Skip to main content

model_name_suggests_vision

Function model_name_suggests_vision 

Source
pub fn model_name_suggests_vision(name: &str) -> bool
Expand description

Heuristic: does this model name look like a vision-capable model?

Used by the TUI’s Ctrl+V image-paste handler to refuse attaching an image when the active model almost certainly can’t accept it (e.g. glm-5.1, deepseek-v4-flash, qwen3-coder). Without this gate the user wastes a turn on a 400 from the upstream — see the ModelArts.81001 message[3].content[0] has invalid field(s): text, type failure pattern that surfaced in production.
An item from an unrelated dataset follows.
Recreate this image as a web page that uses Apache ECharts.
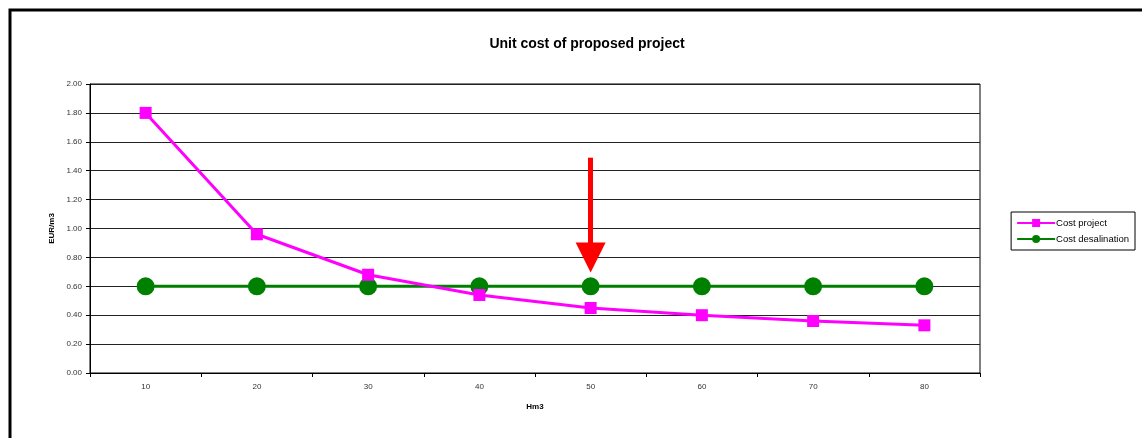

Also used by vision_preprocessor::maybe_preprocess to decide whether the active main provider needs preprocessing (vision-capable → skip) and by coding_plan::setup to auto-pick a VL preprocessor from the AtomGit model list.

“OCR” is included because OCR-on-VLM endpoints (PaddleOCR-VL, GOT-OCR, MonkeyOCR, etc.) accept image input via the same OpenAI-compatible image_url schema and are first-class candidates for the vision-preprocessor role.

Conservative — only matches well-known vision/OCR patterns. False-negatives are safe: extend this list when a new vision/OCR model ships rather than threading a per-provider config knob (no user-discoverable opt-in exists). False-positives waste a turn on a 400, so when in doubt this returns false.